The Wall Street Journal covered an ongoing controversy about a proposed policy shift in its Financial Adviser blog on April 23.
The U.S. Department of Labor has proposed rules – advanced by Professor Norman Stein – that would define anyone providing financial advice to retirement plans and individual retirement savers as fiduciaries who must put their clients’ interests first.
Stein said the Labor Department was permitted to set rules for workplace retirement plans under a “peace treaty” worked out between the Labor and Treasury departments in 1978, following passage of the Employee Retirement Income Security Act. The Internal Revenue Service, a division of the Treasury department, has historically set rules that apply to individual retirement accounts, or IRAs.
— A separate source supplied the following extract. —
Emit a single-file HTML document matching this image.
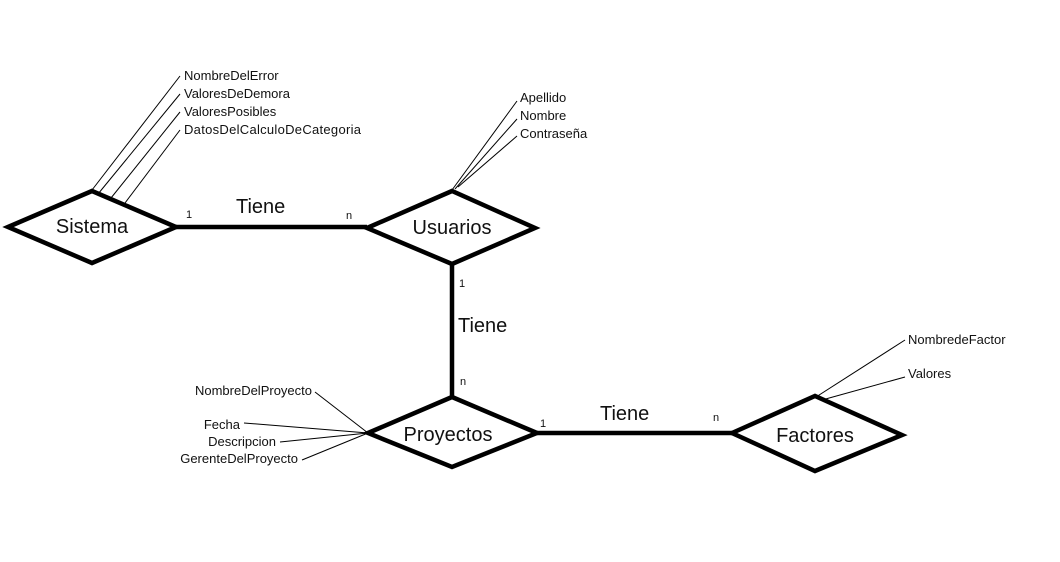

With increased numbers of retirees putting aside funds in IRAs, Stein and other pension-rights advocates have called for all financial advisers who counsel retirement plans or individual retirement savers to be defined as fiduciaries to discourage them from steering clients toward high-fee investments.
Stein has testified before Congress in favor of the policy change and accompanied students from his Employee Benefits Law classes to speak on the matter at administrative hearings in Washington, D.C.
A spokeswoman for the brokerage industry told the Journal that it would be preferable for the Securities and Exchange Commission to set new standards for financial advisers that would apply to retirement and non-retirement accounts.